I was nervous, terrified, really. I worried no one would stop at the table. I worried people would think the name Aspiring Latino Lawyers was too narrow, too specific. I thought some students might hear the name and assume it wasn’t for them. That it was too niche. That it wouldn’t work.
But thankfully that voice of doubt was dead wrong.
Students came. And something beautiful happened.
They didn’t just stop by, they leaned in. They asked questions. They shared their own stories. And a few of them, people Alyssa and I had never met, offered to help build something they believed in.
That moment taught me something I’ll never forget:When you lead with community, identity isn’t a barrier, it’s a bridge.
That’s how our first executive board came together. Not from resumes or status, but from shared purpose. They didn’t know us, but they believed in what we were building, and they chose to be part of it.
I’ll be honest: that first semester was rough, and that was on me. I made mistakes. I didn’t know how to lead. But the people around me stepped up anyway. They carried it with me. And together, we figured it out.
By spring semester, I was more prepared. I took the role seriously. I communicated better, had an amazing team, and started organizing with more intention. We didn’t just grow, we grew together.
From Club to Nonprofit
After graduating in 2023, I couldn’t just walk away. I knew the need didn’t stop with me. In the summer after I had graduated I reflected on my time in college and the impact ALL had on me, my now friends, and the campus community. I thought to myself “imagine if we made clubs just like ALL at ASU, what if we also brought it to the high schools, what about the community colleges”, then I began thinking about it as a potential statewide or even national movement to empower communities underrepresented in the law.
So I turned the club into a nonprofit. I had no idea what a 501(c)(3) really was. I read IRS guides in my room, figured out how to write bylaws, how to even get a 501(c)(3) status, and learned as I went. I wasn’t an Executive Director, I became one.
In spring 2024, we got our IRS determination letter. Since then, now that we are heading into the fall of 2025, Aspiring Latino Lawyers has grown into a statewide organization with active chapters at:
Arizona State University
The University of Arizona
Pueblo High School
…and we’re preparing to launch at Grand Canyon University in 2026.
We’ve also launched Aspiring Black Lawyers at UArizona, with dual ALL and ABL chapters coming to GCU next year.
What We Believe
Aspiring Latino Lawyers doesn’t just prepare students for law school. We equip them to lead. We help them find their voice, advocate for their communities, and challenge the systems that have excluded us for too long.

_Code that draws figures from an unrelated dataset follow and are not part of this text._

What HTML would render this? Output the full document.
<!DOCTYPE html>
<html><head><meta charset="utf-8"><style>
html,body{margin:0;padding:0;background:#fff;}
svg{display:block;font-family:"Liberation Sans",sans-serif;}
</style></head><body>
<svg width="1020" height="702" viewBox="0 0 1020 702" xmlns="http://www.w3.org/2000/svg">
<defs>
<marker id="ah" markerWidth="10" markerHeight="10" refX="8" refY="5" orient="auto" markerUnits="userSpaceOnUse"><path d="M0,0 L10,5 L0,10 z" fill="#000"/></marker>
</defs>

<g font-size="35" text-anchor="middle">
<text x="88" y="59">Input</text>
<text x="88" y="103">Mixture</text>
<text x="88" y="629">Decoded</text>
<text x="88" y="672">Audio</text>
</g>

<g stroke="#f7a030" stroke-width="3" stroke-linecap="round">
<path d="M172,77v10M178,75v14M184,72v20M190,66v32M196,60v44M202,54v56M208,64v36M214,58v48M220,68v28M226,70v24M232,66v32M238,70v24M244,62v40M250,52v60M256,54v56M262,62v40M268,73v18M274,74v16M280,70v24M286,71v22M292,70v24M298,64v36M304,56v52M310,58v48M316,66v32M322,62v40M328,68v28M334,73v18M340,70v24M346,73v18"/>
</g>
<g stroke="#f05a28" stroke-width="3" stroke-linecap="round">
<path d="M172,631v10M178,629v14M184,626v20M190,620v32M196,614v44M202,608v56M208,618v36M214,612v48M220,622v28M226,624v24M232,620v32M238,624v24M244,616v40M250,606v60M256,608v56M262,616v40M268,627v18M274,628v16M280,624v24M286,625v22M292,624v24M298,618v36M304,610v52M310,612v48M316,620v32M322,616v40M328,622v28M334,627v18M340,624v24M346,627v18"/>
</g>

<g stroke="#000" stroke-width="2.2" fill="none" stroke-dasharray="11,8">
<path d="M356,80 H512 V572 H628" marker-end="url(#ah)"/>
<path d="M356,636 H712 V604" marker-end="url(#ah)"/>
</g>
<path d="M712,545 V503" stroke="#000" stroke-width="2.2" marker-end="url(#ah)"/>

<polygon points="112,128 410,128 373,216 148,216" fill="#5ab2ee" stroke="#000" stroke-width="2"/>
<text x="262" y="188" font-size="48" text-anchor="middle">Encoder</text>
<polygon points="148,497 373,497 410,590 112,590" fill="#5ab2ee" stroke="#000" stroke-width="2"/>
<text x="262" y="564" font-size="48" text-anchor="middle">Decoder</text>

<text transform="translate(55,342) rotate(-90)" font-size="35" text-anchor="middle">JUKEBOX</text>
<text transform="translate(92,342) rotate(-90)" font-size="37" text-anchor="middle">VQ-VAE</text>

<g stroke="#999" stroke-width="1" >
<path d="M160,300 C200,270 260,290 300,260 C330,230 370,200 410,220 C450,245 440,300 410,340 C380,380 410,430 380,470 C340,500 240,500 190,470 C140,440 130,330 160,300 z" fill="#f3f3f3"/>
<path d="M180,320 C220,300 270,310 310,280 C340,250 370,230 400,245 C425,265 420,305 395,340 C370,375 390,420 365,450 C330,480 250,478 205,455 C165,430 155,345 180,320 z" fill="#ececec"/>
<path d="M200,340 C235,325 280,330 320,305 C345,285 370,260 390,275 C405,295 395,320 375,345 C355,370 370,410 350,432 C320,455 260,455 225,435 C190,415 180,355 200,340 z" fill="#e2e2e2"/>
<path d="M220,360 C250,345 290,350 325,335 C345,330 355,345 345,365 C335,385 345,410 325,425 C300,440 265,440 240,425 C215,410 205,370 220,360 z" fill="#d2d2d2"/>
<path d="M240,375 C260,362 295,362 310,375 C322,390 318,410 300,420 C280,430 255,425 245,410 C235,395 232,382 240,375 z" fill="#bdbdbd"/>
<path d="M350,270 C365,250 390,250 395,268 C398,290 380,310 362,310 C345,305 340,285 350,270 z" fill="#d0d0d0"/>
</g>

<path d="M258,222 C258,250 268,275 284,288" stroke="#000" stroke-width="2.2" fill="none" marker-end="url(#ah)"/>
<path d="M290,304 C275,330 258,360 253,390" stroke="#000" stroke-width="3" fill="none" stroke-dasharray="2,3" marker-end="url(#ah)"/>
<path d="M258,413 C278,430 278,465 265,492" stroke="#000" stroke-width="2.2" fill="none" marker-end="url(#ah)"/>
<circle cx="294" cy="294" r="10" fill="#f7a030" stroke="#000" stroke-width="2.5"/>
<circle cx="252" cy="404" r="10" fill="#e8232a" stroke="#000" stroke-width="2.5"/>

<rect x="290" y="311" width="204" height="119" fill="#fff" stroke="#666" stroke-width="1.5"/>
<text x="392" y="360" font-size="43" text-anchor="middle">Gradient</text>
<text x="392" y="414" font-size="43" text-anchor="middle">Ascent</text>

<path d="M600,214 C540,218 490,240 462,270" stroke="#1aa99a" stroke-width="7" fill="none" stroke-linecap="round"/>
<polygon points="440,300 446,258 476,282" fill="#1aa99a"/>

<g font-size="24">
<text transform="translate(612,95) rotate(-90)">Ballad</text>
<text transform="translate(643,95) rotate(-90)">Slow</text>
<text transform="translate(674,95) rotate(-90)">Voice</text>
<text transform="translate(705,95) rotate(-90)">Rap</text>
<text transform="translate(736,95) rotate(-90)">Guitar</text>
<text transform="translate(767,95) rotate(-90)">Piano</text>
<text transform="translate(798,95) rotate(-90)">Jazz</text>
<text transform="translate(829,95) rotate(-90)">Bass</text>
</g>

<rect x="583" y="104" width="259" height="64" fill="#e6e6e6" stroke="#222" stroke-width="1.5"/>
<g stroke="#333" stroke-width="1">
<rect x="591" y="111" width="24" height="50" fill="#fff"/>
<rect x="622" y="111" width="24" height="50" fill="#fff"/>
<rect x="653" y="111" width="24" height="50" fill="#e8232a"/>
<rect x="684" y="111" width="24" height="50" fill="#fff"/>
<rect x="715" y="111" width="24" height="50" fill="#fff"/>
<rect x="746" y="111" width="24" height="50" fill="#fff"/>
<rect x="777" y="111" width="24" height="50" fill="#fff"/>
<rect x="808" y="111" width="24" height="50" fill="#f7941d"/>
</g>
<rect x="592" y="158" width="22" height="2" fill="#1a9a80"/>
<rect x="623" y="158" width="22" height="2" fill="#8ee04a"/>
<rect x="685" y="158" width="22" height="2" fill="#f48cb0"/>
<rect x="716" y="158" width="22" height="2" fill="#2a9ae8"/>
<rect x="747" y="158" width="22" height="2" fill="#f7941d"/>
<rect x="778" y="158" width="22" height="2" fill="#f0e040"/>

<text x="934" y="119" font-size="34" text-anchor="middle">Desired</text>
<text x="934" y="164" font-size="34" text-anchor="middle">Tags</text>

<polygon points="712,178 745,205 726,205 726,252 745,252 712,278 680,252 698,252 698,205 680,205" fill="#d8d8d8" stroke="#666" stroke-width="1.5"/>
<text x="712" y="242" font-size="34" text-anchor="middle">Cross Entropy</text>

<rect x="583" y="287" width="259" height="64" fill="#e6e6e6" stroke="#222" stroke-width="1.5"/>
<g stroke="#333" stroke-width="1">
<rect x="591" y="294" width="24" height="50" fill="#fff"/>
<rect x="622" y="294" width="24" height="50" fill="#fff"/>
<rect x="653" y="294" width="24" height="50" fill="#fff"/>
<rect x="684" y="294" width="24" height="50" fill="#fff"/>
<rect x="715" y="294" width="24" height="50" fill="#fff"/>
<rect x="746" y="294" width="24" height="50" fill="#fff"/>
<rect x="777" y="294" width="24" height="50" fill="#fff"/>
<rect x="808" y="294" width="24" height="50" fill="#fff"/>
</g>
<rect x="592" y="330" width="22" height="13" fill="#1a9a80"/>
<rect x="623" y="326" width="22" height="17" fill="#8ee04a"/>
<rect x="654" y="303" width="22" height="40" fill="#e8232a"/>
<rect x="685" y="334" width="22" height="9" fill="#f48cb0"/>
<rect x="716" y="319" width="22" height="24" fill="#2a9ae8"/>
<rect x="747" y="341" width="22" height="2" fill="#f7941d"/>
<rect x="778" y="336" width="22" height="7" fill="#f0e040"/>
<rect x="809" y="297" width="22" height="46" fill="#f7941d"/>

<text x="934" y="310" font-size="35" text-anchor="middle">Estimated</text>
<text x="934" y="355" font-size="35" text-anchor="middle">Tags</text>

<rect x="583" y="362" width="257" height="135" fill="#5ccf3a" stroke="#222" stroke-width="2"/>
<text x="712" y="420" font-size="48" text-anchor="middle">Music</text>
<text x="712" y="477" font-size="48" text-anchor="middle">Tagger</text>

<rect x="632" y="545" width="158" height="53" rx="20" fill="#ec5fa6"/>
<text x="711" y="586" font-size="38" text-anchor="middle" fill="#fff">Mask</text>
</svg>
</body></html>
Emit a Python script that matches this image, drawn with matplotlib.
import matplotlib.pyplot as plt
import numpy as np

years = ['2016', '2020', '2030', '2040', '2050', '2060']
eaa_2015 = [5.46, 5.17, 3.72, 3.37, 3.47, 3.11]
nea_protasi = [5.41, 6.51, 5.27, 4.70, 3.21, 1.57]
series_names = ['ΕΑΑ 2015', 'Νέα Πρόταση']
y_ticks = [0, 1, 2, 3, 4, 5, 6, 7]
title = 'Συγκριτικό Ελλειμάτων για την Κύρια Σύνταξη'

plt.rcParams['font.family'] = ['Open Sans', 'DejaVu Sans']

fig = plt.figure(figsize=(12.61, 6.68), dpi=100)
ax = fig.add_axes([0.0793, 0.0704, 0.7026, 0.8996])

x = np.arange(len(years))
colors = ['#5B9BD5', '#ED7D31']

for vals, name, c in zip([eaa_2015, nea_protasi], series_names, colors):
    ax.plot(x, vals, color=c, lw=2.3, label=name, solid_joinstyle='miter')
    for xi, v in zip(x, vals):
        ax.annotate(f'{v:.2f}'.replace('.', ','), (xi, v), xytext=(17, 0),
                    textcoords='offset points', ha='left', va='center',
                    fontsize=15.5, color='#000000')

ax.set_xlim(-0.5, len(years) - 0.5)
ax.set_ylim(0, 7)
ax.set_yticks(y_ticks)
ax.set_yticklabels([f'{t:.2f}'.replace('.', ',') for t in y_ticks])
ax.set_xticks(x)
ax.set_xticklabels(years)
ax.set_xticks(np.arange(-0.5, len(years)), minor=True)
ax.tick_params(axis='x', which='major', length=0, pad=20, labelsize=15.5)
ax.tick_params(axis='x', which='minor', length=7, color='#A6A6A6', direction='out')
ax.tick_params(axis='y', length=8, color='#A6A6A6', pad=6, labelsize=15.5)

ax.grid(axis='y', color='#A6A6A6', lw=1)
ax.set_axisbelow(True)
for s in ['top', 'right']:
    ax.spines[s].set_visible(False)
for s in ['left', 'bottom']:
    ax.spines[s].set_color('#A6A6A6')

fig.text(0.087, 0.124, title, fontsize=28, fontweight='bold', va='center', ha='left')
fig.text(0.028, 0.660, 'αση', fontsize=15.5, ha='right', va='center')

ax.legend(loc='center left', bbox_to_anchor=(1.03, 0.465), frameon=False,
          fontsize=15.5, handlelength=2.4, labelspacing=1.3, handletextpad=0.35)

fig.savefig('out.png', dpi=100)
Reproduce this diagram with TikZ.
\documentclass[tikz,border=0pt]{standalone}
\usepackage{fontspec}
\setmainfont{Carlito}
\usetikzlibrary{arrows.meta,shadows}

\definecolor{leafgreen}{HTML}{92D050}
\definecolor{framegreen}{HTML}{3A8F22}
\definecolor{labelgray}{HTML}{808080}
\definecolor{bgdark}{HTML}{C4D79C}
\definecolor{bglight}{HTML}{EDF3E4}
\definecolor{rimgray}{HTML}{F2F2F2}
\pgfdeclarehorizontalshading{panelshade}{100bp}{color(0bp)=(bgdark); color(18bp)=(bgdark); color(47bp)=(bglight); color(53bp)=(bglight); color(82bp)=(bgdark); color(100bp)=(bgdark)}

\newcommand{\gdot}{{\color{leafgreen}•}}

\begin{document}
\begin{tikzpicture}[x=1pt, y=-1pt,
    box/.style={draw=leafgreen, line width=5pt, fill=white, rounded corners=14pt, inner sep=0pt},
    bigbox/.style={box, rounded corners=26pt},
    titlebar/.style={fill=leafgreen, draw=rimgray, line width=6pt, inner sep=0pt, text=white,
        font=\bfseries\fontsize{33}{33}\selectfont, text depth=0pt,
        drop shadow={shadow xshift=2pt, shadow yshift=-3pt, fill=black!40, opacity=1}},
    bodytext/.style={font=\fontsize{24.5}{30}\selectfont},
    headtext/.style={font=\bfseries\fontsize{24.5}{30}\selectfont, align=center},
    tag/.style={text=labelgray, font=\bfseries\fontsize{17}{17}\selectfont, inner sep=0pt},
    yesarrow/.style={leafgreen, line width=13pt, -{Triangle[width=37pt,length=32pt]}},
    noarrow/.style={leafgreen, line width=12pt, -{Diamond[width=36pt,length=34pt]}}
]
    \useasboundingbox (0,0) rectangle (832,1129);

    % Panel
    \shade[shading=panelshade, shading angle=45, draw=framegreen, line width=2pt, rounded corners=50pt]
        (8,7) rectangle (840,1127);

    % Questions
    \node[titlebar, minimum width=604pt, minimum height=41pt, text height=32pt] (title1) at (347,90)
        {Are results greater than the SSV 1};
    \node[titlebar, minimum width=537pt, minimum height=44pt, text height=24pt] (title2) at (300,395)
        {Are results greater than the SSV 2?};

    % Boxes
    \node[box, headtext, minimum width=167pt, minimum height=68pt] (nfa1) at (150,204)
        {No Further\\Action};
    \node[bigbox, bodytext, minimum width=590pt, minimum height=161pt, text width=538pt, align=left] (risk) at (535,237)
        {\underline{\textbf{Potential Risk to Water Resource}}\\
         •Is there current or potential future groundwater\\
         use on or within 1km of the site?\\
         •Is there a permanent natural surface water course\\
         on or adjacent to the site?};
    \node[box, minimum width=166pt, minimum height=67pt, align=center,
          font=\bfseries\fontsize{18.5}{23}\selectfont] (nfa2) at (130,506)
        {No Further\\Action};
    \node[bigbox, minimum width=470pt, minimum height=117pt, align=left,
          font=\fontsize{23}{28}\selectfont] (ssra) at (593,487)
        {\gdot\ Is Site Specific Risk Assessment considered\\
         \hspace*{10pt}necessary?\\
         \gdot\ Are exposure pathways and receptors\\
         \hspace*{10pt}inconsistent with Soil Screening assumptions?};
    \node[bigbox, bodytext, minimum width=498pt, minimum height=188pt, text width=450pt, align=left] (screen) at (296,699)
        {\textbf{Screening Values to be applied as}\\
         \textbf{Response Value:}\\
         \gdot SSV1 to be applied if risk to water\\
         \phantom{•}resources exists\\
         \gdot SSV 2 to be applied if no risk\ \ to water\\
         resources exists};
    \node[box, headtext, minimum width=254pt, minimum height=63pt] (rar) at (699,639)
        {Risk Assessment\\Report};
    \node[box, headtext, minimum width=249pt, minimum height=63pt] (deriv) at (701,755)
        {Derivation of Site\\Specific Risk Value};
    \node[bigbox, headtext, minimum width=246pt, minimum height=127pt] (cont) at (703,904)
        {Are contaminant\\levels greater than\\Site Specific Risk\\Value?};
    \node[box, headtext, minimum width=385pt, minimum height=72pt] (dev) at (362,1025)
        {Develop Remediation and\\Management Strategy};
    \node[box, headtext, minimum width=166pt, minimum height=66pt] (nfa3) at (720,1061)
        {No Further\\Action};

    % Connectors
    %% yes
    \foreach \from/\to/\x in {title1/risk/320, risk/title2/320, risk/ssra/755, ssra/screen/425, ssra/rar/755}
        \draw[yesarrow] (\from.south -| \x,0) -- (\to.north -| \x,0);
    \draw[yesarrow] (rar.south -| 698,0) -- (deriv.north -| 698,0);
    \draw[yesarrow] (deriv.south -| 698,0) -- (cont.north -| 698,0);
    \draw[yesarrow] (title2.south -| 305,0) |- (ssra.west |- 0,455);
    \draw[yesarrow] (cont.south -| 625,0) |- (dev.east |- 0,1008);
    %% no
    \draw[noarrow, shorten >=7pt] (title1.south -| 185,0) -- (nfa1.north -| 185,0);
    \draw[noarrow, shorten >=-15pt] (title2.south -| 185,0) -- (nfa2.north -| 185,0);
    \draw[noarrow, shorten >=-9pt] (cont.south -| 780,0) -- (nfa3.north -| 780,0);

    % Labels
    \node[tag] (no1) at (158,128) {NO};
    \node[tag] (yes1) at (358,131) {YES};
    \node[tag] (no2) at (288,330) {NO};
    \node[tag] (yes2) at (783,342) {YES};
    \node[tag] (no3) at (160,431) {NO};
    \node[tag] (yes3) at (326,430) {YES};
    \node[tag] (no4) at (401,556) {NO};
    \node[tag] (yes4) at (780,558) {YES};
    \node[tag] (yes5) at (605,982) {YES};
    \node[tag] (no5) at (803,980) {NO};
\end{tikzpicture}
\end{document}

This is not about resume padding. This is about real change.
When Latino students and all underrepresented groups aren’t in the legal field, we lose critical voices in the rooms where decisions are made. And when we’re invisible in those spaces, injustice is allowed to thrive.
That’s why we lead with values:
Courage to act before you feel ready
Passion that fuels the drive to make change
Boldness to imagine something new and speak for what is right
Community that makes the work possible and worth it
Where We're Going
By 2030, we plan to build a vibrant West Coast network of high school and college chapters, reaching thousands of students who will become the next generation of lawyers, advocates, and system-changers.
But this isn’t just a nonprofit. This is a movement.
We’re building the kind of legal future we were never handed. We’re making sure the next generation doesn’t have to ask if they belong in this field, they’ll know they do. This is also a future where our next generation of lawyers, policy makers, and activists will make sure to always lead with community.
This movement is open to everyone who believes in justice, access, and community-rooted leadership, because representation isn't just a Latino issue. It's a justice issue.
If you believe in justice, in youth leadership, and in building the kind of legal system that reflects the people it serves, this space is for you. We are open to everyone who wants to be a part of our movement.